La Nato è comunque d’accordo su quanto dichiarato nelle scorse ore dal presidente Zelensky: è necessaria cautela, non si può escludere che quella russa non sia altro che una strategia militare. “La Russia ha perso l’iniziativa militare in Ucraina”, ha detto il segretario generale, Jens Stoltenberg, aggiungendo che “Mosca è stata costretta a cedere territorio. Ma ha ancora forze e la capacità per colpire le città dell’Ucraina”.

Resta il fatto che un punto di ripartenza per intavolare trattative, se le indiscrezioni sui piani Usa venissero confermate, è stato trovato. Da qui a parlere di pace, però, la strada è ancora lunga. Un primo successo, che non piace a Kiev per paura di concedere tempo prezioso all’esercito russo per riposare e riorganizzarsi, sarebbe un cessate il fuoco nel breve periodo. Poi, però, si inizierebbe a parlare di concessioni e qui la distanza tra Mosca e Kiev rimane abissale. La Federazione dovrebbe rassegnarsi a controllare solo una parte del Donbass, che nelle dichiarazioni iniziali voleva unificare sotto la bandiera tricolore, rinunciando, tra gli altri, proprio a Kherson, città nella quale ha indetto poche settimane fa un referendum per l’annessione. Nelle parole dei vertici di Mosca, il “principale obiettivo” delle sue truppe sarebbe stato quello di “proteggere la popolazione” delle aree annesse dall’avanzata ucraina. Una promessa che, in caso di cessione, verrebbe disattesa e che sarebbe difficilmente giustificabile in patria. Inoltre, dopo aver scatenato un conflitto in territorio straniero, sarebbe difficile tornare a chiedere di trasformare l’Ucraina in uno Stato cuscinetto, ottenendo l’effetto contrario, ossia quello di accelerare l’entrata di Kiev sotto l’ombrello Ue e Nato.
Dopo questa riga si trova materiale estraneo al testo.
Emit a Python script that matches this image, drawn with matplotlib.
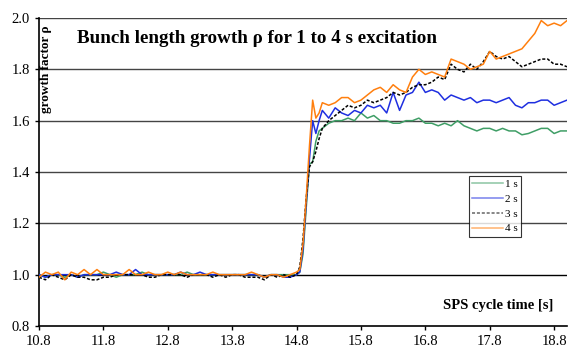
import numpy as np
import matplotlib
matplotlib.use("Agg")
import matplotlib.pyplot as plt

plt.rcParams['font.family'] = ['Liberation Serif', 'DejaVu Serif']

# ===== DATA =====
# time grid: flat part every 0.1 s, rise every 0.05 s, then every 0.1 s
time = np.round(np.concatenate([
    np.arange(10.8, 14.85, 0.1),
    [14.85, 14.9, 14.95, 15.0, 15.05, 15.1, 15.15],
    np.arange(15.2, 19.05, 0.1),
]), 2)

rho_1s = [1.00, 0.99, 1.00, 1.00, 0.99, 1.00, 0.99, 1.00, 1.00, 1.00,
          1.01, 1.00, 0.99, 1.00, 1.00, 1.00, 1.01, 1.00, 1.00, 1.00,
          1.00, 1.00, 1.00, 1.01, 1.00, 1.00, 1.00, 1.00, 1.00, 1.00,
          1.00, 1.00, 1.00, 1.00, 1.00, 0.99, 1.00, 1.00, 1.00, 1.00,
          1.00,
          1.01, 1.08, 1.26, 1.43, 1.44, 1.52, 1.56,
          1.57, 1.59, 1.60, 1.60, 1.61, 1.60, 1.63, 1.61, 1.62, 1.60,
          1.60, 1.59, 1.59, 1.60, 1.60, 1.61, 1.59, 1.59, 1.58, 1.59,
          1.58, 1.60, 1.58, 1.57, 1.56, 1.57, 1.57, 1.56, 1.57, 1.56,
          1.56, 1.545, 1.55, 1.56, 1.57, 1.57, 1.55, 1.56, 1.56]

rho_2s = [1.00, 0.99, 1.00, 1.00, 1.00, 1.00, 0.99, 1.00, 1.00, 1.00,
          1.00, 1.00, 1.01, 1.00, 1.00, 1.02, 1.00, 1.00, 1.00, 1.00,
          1.00, 1.00, 1.01, 1.00, 1.00, 1.01, 1.00, 1.00, 1.00, 1.00,
          1.00, 1.00, 1.00, 1.00, 1.00, 0.99, 1.00, 1.00, 0.99, 0.99,
          1.00,
          1.01, 1.10, 1.28, 1.45, 1.60, 1.55, 1.60,
          1.64, 1.61, 1.65, 1.63, 1.62, 1.64, 1.63, 1.66, 1.65, 1.66,
          1.63, 1.71, 1.64, 1.70, 1.71, 1.75, 1.71, 1.72, 1.71, 1.68,
          1.70, 1.69, 1.68, 1.69, 1.67, 1.68, 1.68, 1.67, 1.68, 1.69,
          1.66, 1.65, 1.67, 1.67, 1.68, 1.68, 1.66, 1.67, 1.68]

rho_3s = [0.99, 0.98, 1.00, 0.99, 0.98, 1.00, 0.99, 0.99, 0.98, 0.98,
          0.99, 0.99, 1.00, 1.00, 1.00, 1.00, 1.00, 0.99, 0.99, 1.00,
          1.00, 1.00, 1.00, 0.99, 1.00, 1.00, 1.00, 0.99, 1.00, 0.99,
          1.00, 1.00, 0.99, 0.99, 0.99, 0.98, 1.00, 0.99, 1.00, 0.99,
          1.00,
          1.03, 1.14, 1.30, 1.42, 1.44, 1.48, 1.53,
          1.57, 1.60, 1.62, 1.64, 1.66, 1.65, 1.66, 1.68, 1.67, 1.68,
          1.69, 1.71, 1.70, 1.71, 1.73, 1.74, 1.74, 1.75, 1.77, 1.76,
          1.82, 1.80, 1.79, 1.82, 1.80, 1.83, 1.87, 1.85, 1.84, 1.85,
          1.83, 1.81, 1.82, 1.83, 1.84, 1.84, 1.82, 1.82, 1.81]

rho_4s = [0.99, 1.01, 1.00, 1.01, 0.98, 1.01, 1.00, 1.02, 1.00, 1.02,
          1.00, 1.00, 1.00, 1.00, 1.02, 1.00, 1.00, 1.01, 1.00, 1.00,
          1.01, 1.00, 1.01, 1.00, 1.00, 1.00, 1.00, 1.01, 1.00, 1.00,
          1.00, 1.00, 1.00, 1.01, 1.00, 0.99, 1.00, 1.00, 0.99, 1.00,
          1.01,
          1.02, 1.12, 1.30, 1.50, 1.68, 1.61, 1.63,
          1.67, 1.66, 1.67, 1.69, 1.69, 1.67, 1.68, 1.70, 1.72, 1.73,
          1.71, 1.74, 1.72, 1.71, 1.77, 1.80, 1.78, 1.79, 1.78, 1.77,
          1.84, 1.83, 1.82, 1.80, 1.81, 1.82, 1.87, 1.84, 1.85, 1.86,
          1.87, 1.88, 1.91, 1.94, 1.99, 1.97, 1.98, 1.97, 1.99]

labels = ["1 s", "2 s", "3 s", "4 s"]
colors = ["#3f9e66", "#1f2fe0", "black", "#ff7f0e"]
styles = ["-", "-", (0, (2, 1.2)), "-"]

x_ticks = [10.8, 11.8, 12.8, 13.8, 14.8, 15.8, 16.8, 17.8, 18.8]
y_ticks = [0.8, 1.0, 1.2, 1.4, 1.6, 1.8, 2.0]

# ===== PLOT =====
fig = plt.figure(figsize=(5.68, 3.48), dpi=100)
ax = fig.add_axes([39 / 568, 1 - 326 / 348, 528 / 568, 308 / 348])

for yv in y_ticks[1:]:
    ax.axhline(yv, color="#444444" if yv > 1.0 else "black", lw=1.0, zorder=1)

for y, lab, c, ls in zip([rho_1s, rho_2s, rho_3s, rho_4s], labels, colors, styles):
    ax.plot(time, y, color=c, ls=ls, lw=1.1, label=lab, zorder=3)

ax.set_xlim(10.8, 19.0)
ax.set_ylim(0.8, 2.0)
ax.set_xticks(x_ticks)
ax.set_yticks(y_ticks)
ax.set_xticklabels([f"{v:.1f}" for v in x_ticks])
ax.set_yticklabels([f"{v:.1f}" for v in y_ticks])
ax.tick_params(labelsize=10.5, length=3, width=1, color="black")
for s in ["top", "right"]:
    ax.spines[s].set_visible(False)
ax.spines["left"].set_linewidth(1.2)
ax.spines["bottom"].set_linewidth(1.2)

ax.text(0.072, 0.935, "Bunch length growth ρ for 1 to 4 s excitation",
        transform=ax.transAxes, fontsize=13.7, fontweight="bold", va="center")
ax.text(0.013, 0.975, "growth factor ρ", transform=ax.transAxes,
        rotation=90, fontsize=9.5, fontweight="bold", ha="center", va="top")
ax.text(0.975, 0.065, "SPS cycle time [s]", transform=ax.transAxes,
        fontsize=10.5, fontweight="bold", ha="right", va="center")

leg = ax.legend(loc="upper left", bbox_to_anchor=(469 / 568, 1 - 176 / 348),
                bbox_transform=fig.transFigure, fontsize=8, frameon=True,
                fancybox=False, edgecolor="black", handlelength=2.8,
                handletextpad=0.1, borderpad=0.3, labelspacing=0.45,
                borderaxespad=0)
leg.get_frame().set_linewidth(0.8)
for h in leg.get_lines():
    h.set_alpha(0.6)

fig.savefig("out.png", dpi=100)
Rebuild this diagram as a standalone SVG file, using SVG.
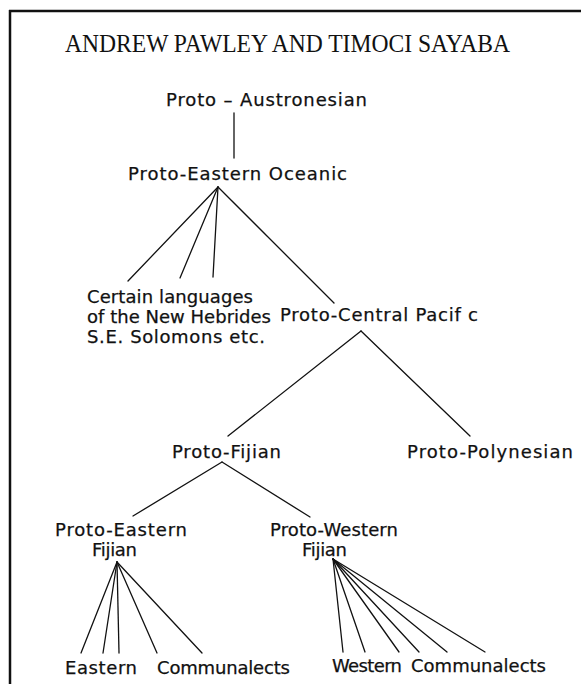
<svg xmlns="http://www.w3.org/2000/svg" width="581" height="684" viewBox="0 0 581 684">
<style>
.lbl{font-family:"DejaVu Sans","Liberation Sans",sans-serif;font-size:18px;fill:#111;stroke:#111;stroke-width:0.25;}
.ttl{font-family:"Liberation Serif","Times New Roman",serif;font-size:26px;fill:#111;}
.edge{stroke:#111;stroke-width:1.3;fill:none;stroke-linecap:round;}
.frame{stroke:#111;stroke-width:2.5;fill:none;}
</style>
<rect width="581" height="684" fill="#fff"/>
<g id="frame">
<line class="frame" x1="9" y1="11" x2="581" y2="11"/>
<line class="frame" x1="10" y1="10" x2="10" y2="684"/>
</g>
<text class="ttl" x="65" y="52" textLength="445" lengthAdjust="spacingAndGlyphs">ANDREW PAWLEY AND TIMOCI SAYABA</text>
<g id="connectors">
<line class="edge" x1="234" y1="113" x2="234" y2="158"/>
<line class="edge" x1="218" y1="187" x2="128" y2="281"/>
<line class="edge" x1="218" y1="187" x2="180" y2="278"/>
<line class="edge" x1="218" y1="187" x2="213" y2="277"/>
<line class="edge" x1="218" y1="187" x2="334" y2="303"/>
<line class="edge" x1="361" y1="331" x2="228" y2="436"/>
<line class="edge" x1="361" y1="331" x2="470" y2="436"/>
<line class="edge" x1="222" y1="462" x2="133" y2="516"/>
<line class="edge" x1="222" y1="462" x2="310" y2="517"/>
<line class="edge" x1="117" y1="562" x2="81" y2="653"/>
<line class="edge" x1="117" y1="562" x2="103" y2="653"/>
<line class="edge" x1="117" y1="562" x2="119" y2="653"/>
<line class="edge" x1="117" y1="562" x2="157" y2="653"/>
<line class="edge" x1="117" y1="562" x2="202" y2="653"/>
<line class="edge" x1="333" y1="559" x2="343" y2="652"/>
<line class="edge" x1="333" y1="559" x2="365" y2="652"/>
<line class="edge" x1="333" y1="559" x2="399" y2="652"/>
<line class="edge" x1="333" y1="559" x2="419" y2="652"/>
<line class="edge" x1="333" y1="559" x2="447" y2="652"/>
<line class="edge" x1="333" y1="559" x2="485" y2="652"/>
</g>
<g id="proto-austronesian"><text class="lbl" x="166" y="106" textLength="201" lengthAdjust="spacing">Proto – Austronesian</text></g>
<g id="proto-eastern-oceanic"><text class="lbl" x="128" y="180" textLength="219" lengthAdjust="spacing">Proto-Eastern Oceanic</text></g>
<g id="certain-languages">
<text class="lbl" x="87" y="303" textLength="166" lengthAdjust="spacing">Certain languages</text>
<text class="lbl" x="87" y="323" textLength="184" lengthAdjust="spacing">of the New Hebrides</text>
<text class="lbl" x="87" y="343" textLength="178" lengthAdjust="spacing">S.E. Solomons etc.</text>
</g>
<g id="proto-central-pacific"><text class="lbl" x="280" y="321" textLength="198" lengthAdjust="spacing">Proto-Central Pacif c</text></g>
<g id="proto-fijian"><text class="lbl" x="172" y="458" textLength="109" lengthAdjust="spacing">Proto-Fijian</text></g>
<g id="proto-polynesian"><text class="lbl" x="407" y="458" textLength="166" lengthAdjust="spacing">Proto-Polynesian</text></g>
<g id="proto-eastern-fijian">
<text class="lbl" x="55" y="536" textLength="132" lengthAdjust="spacing">Proto-Eastern</text>
<text class="lbl" x="92" y="556" textLength="45" lengthAdjust="spacing">Fijian</text>
</g>
<g id="proto-western-fijian">
<text class="lbl" x="270" y="536" textLength="128" lengthAdjust="spacing">Proto-Western</text>
<text class="lbl" x="302" y="556" textLength="45" lengthAdjust="spacing">Fijian</text>
</g>
<g id="eastern-communalects">
<text class="lbl" x="65" y="674" textLength="72" lengthAdjust="spacing">Eastern</text>
<text class="lbl" x="157" y="674" textLength="133" lengthAdjust="spacing">Communalects</text>
</g>
<g id="western-communalects">
<text class="lbl" x="332" y="672" textLength="70" lengthAdjust="spacing">Western</text>
<text class="lbl" x="411" y="672" textLength="135" lengthAdjust="spacing">Communalects</text>
</g>
</svg>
Dall’altra parte c’è l’esecutivo Zelensky che, stando almeno alle dichiarazioni ufficiali, non ha intenzione di cedere ufficialmente territori al Paese di Putin e che, al momento, ha reso illegale qualsiasi tipo di trattativa con il capo del Cremlino. Nel palazzo presidenziale, ad oggi, la formalizzazione della cessione di una parte del Donbass non è un’opzione sul tavolo e nelle loro dichiarazioni i vertici hanno più volte ripetuto come l’obiettivo fosse quello di riprendere anche la Crimea. Un piano irrealizzabile, però, senza il sostegno occidentale. Ed è proprio su questo punto che Zelensky può giocare per giustificare alla popolazione un ipotetico accordo con Mosca, scaricando la responsabilità della perdita di territorio, in cambio del futuro scudo Nato, sugli alleati. Infine, resta la spinosa questione della centrale nucleare di Zaporizhzhia. Fonte inestimabile di energia per tutto il Paese, che non a caso oggi vive con l’elettricità razionata, è attualmente in mano all’esercito russo. Sull’impianto, le discussioni sono destinate a infuocarsi.